Il questore di Trapani, Carmine Esposito, e il maresciallo dei carabinieri di Salemi, Giovani Teri, sono gli investigatori che hanno firmato dei rapporti di indagine riguardanti presunti «tentativi di condizionamento» che Giuseppe Giammarinaro, ex deputato della Democrazia Cristiana, dal 2007 commissario della Dc nei comuni di Vita, Salemi e Gibellina, avrebbe fatto sull’attività del comune di Salemi. Sono indagini giudiziarie profondamente malate, perché senza alcun riscontro oggettivo si sono elevate maldicenze e chiacchiericcio a ipotesi di reato. Si parla di una mafia che non c’è. O di quella che è stata, come quando si evocano i Salvo tacendo che l’ultimo di loro è morto nel 1983. Non c’è niente di più grave che usare la mafia a sproposito. Non si può trattare la provincia di Trapani in modo discriminatorio rispetto a ogni altra provincia dove la «regia occulta» attribuita a Giammarinaro sarebbe considerata dialettica democratica.
Non si può sostenere che ci sono infiltrazioni mafiose solo perché un assessore parla con Giammarinaro. Non c’è una sola parola, tra l’altro, nessun elemento, nessuna novità dell’inchiesta che non fossero cose note, ma ricostruite in modo suggestivo. Pubblici ufficiali che mentono, però, ne devono rispondere. Un maresciallo dei carabinieri non può inventarsi reati che non esistono. Infanga me, il vice sindaco, i miei collaboratori. Contrariamente alle ricostruzioni investigative che lasciano intendere una supposta volontà di Giammarinaro di «chiedere la testa di Leone» (capo dell’ufficio tecnico), i fatti raccontano il che Leone è stato addirittura promosso a capo settore dei lavori pubblici. Gli investigatori riportano, come uno degli «elementi» che consentirebbe di provare le presunte pressioni di Giammarinaro, la richiesta di indicare come delegato del Comune all’unione dei comuni l’assessore Angelo Calistro, suo cognato, per «la gestione di risorse per la ricorrenza del 150° dell’Unità d’Italia». In realtà ho delegato Nina Grillo.
La questura di Trapani riporta negli atti intercettazioni grottesche.
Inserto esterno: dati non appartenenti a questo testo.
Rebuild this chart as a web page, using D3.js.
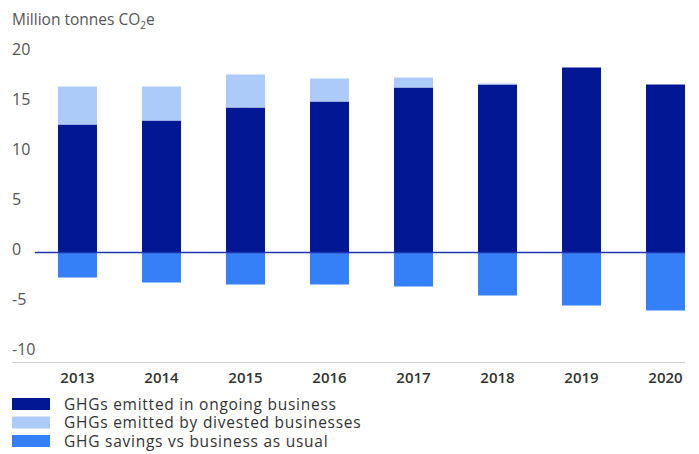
<!DOCTYPE html>
<html>
<head>
<meta charset="utf-8">
<script src="https://cdn.jsdelivr.net/npm/d3@7/dist/d3.min.js"></script>
<style>
  html, body { margin: 0; padding: 0; background: #fff; }
  svg { display: block; font-family: "Open Sans", Lato, sans-serif; }
</style>
</head>
<body>
<svg id="chart" width="699" height="454"></svg>
<script>
// GHG emissions by year, million tonnes CO2e
const years = ["2013", "2014", "2015", "2016", "2017", "2018", "2019", "2020"];
const ongoing = [12.8, 13.2, 14.5, 15.1, 16.5, 16.8, 18.5, 16.8];
const divested = [3.8, 3.4, 3.3, 2.3, 1.0, 0.1, 0, 0];
const savings = [-2.5, -3.0, -3.2, -3.2, -3.4, -4.3, -5.3, -5.8];
const yTicks = [20, 15, 10, 5, 0, -5, -10];

const legendItems = [
  { label: "GHGs emitted in ongoing business", color: "#021793" },
  { label: "GHGs emitted by divested businesses", color: "#adcbf9" },
  { label: "GHG savings vs business as usual", color: "#3580f6" }
];

const svg = d3.select("#chart");

const x = d3.scaleBand()
  .domain(years)
  .range([35.5, 707.5])
  .paddingInner(0.536)
  .paddingOuter(0.268);

const y = d3.scaleLinear()
  .domain([-10, 20])
  .range([352.5, 52.5]);

// Axis title
svg.append("text")
  .attr("x", 12)
  .attr("y", 25)
  .attr("fill", "#555")
  .attr("font-size", 15.5)
  .call(t => {
    t.append("tspan").text("Million tonnes CO");
    t.append("tspan").attr("font-size", 10).attr("dy", 4).text("2");
    t.append("tspan").attr("dy", -4).text("e");
  });

// Y tick labels
svg.append("g")
  .selectAll("text")
  .data(yTicks)
  .join("text")
  .attr("x", 12)
  .attr("y", d => y(d) + 2)
  .attr("fill", "#555")
  .attr("font-size", 16)
  .text(d => d < 0 ? "-" + Math.abs(d) : d);

// Bars
const barG = svg.append("g");
years.forEach((yr, i) => {
  barG.append("rect")
    .attr("x", x(yr)).attr("width", x.bandwidth())
    .attr("y", y(ongoing[i])).attr("height", y(0) - y(ongoing[i]))
    .attr("fill", legendItems[0].color);
  if (divested[i] > 0) {
    barG.append("rect")
      .attr("x", x(yr)).attr("width", x.bandwidth())
      .attr("y", y(ongoing[i] + divested[i]))
      .attr("height", y(ongoing[i]) - y(ongoing[i] + divested[i]))
      .attr("fill", legendItems[1].color);
  }
  barG.append("rect")
    .attr("x", x(yr)).attr("width", x.bandwidth())
    .attr("y", y(0)).attr("height", y(savings[i]) - y(0))
    .attr("fill", legendItems[2].color);
});

// Zero line
svg.append("line")
  .attr("x1", 35).attr("x2", x(years[years.length - 1]) + x.bandwidth())
  .attr("y1", y(0)).attr("y2", y(0))
  .attr("stroke", "#1f34b0").attr("stroke-width", 1.5);

// Bottom axis rule and year labels
svg.append("line")
  .attr("x1", 12).attr("x2", x(years[years.length - 1]) + x.bandwidth())
  .attr("y1", 362.5).attr("y2", 362.5)
  .attr("stroke", "#d0d0d0").attr("stroke-width", 1);

svg.append("g")
  .selectAll("text")
  .data(years)
  .join("text")
  .attr("x", d => x(d) + x.bandwidth() / 2)
  .attr("y", 383)
  .attr("text-anchor", "middle")
  .attr("fill", "#333")
  .attr("font-size", 15)
  .attr("font-weight", 600)
  .text(d => d);

// Legend
const lg = svg.append("g")
  .selectAll("g")
  .data(legendItems)
  .join("g")
  .attr("transform", (d, i) => `translate(12, ${398 + i * 18.5})`);
lg.append("rect").attr("width", 38).attr("height", 12).attr("fill", d => d.color);
lg.append("text")
  .attr("x", 52).attr("y", 11.5)
  .attr("fill", "#333").attr("font-size", 15.5)
  .attr("letter-spacing", 0.75)
  .text(d => d.label);
</script>
</body>
</html>
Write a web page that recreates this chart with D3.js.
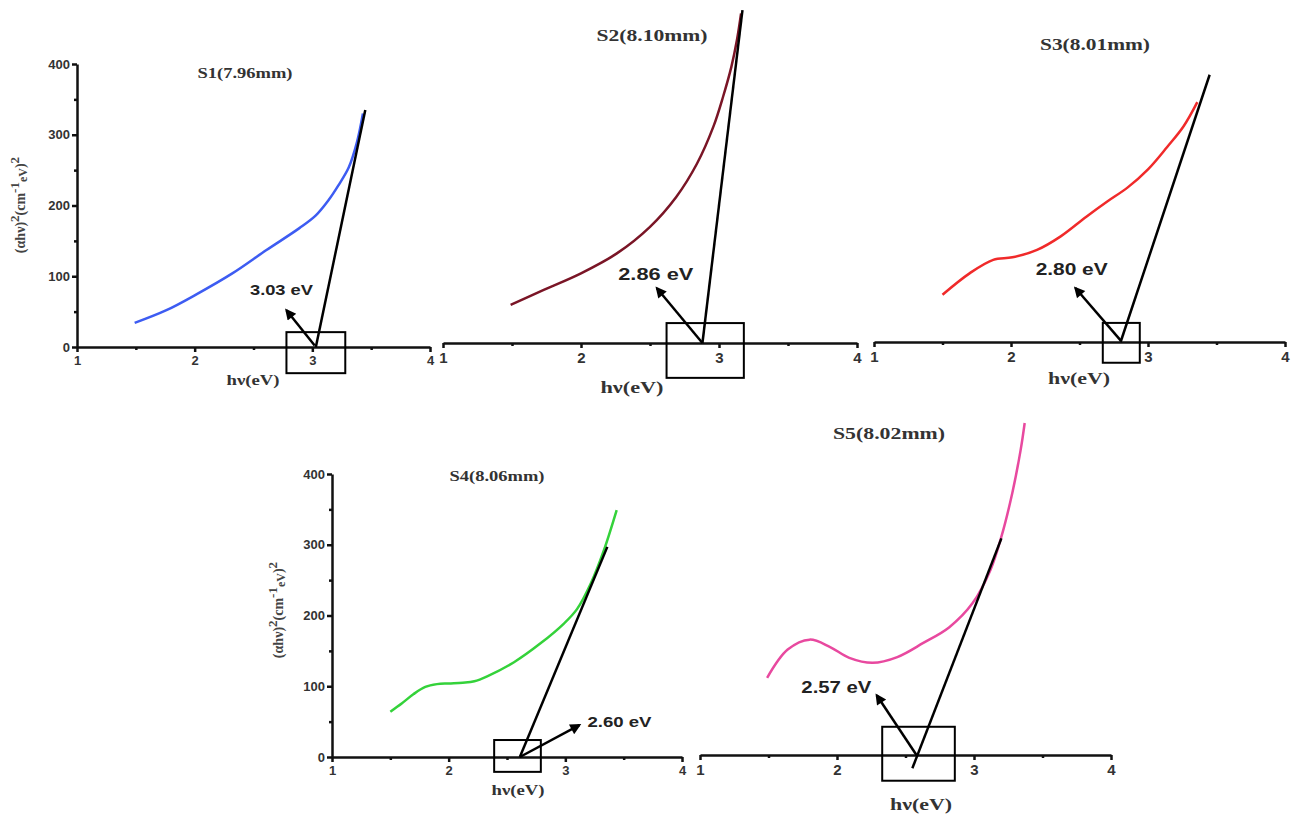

Mi hanno ripreso con una telecamera per stabilire che andavo all’albergo Kempinski a Mazara del Vallo per fare delle riunioni, per dire che incontravo Savalle, che era, semplicemente, il proprietario della struttura. Non occorreva una intercettazione, un pedinamento, un servizio di appostamento per stabilire ciò che era di dominio pubblico. Quello che Tremonti vagheggiava per sé, di essere stato pedinato, spiato e controllato, io lo sono stato per ammissione del questore. Ma la cosa altrettanto grave è che sulla base di questi presupposti, un prefetto di recente nomina, quello di Trapani, ha automaticamente chiesto e ottenuto l’invio a Salemi di una cosiddetta «commissione per l’accesso agli atti» per verificare fantomatiche infiltrazioni mafiose, con l’evidente danno di immagine, al Comune e ai suoi amministratori. O devo credere che il prefetto sia stato tratto in inganno dalle infide relazioni dei carabinieri avallate dal questore?
Giammarinaro, tra l’altro, era il leader di una componente politica che ha vinto le elezioni; dialogare con lui è democrazia. Nei rapporti della questura di Trapani viene continuamente definito «ex sorvegliato speciale»: è la retorica dell’antimafia. C’è un pregiudizio di metodo e di analisi nella sottolineatura di una condizione che non è più tale. Sapete qual è l’influenza mafiosa di Giammarinaro? Intercedere perché i bambini della scuola materna possano fare uno spettacolo al centro Kim da me dedicato a Carmelo Bene e a Pasolini. C’è anche questo nelle indagini di polizia e carabinieri. Questa è misericordia, non mafia.
Ho dato mandato ai miei legali di denunciare alla procura il comandante dei carabinieri di Salemi e il questore di Trapani perché nelle attività di indagine affermano cose false e inventate. Funzionari pubblici non si possono permettere di evocare la mafia su presupposti inesistenti. Io trovo molto più pericolosa l’azione del maresciallo e del questore, di quella delle persone che essi presumono contro l’evidenza dei fatti e della stessa inchiesta, «mafiose».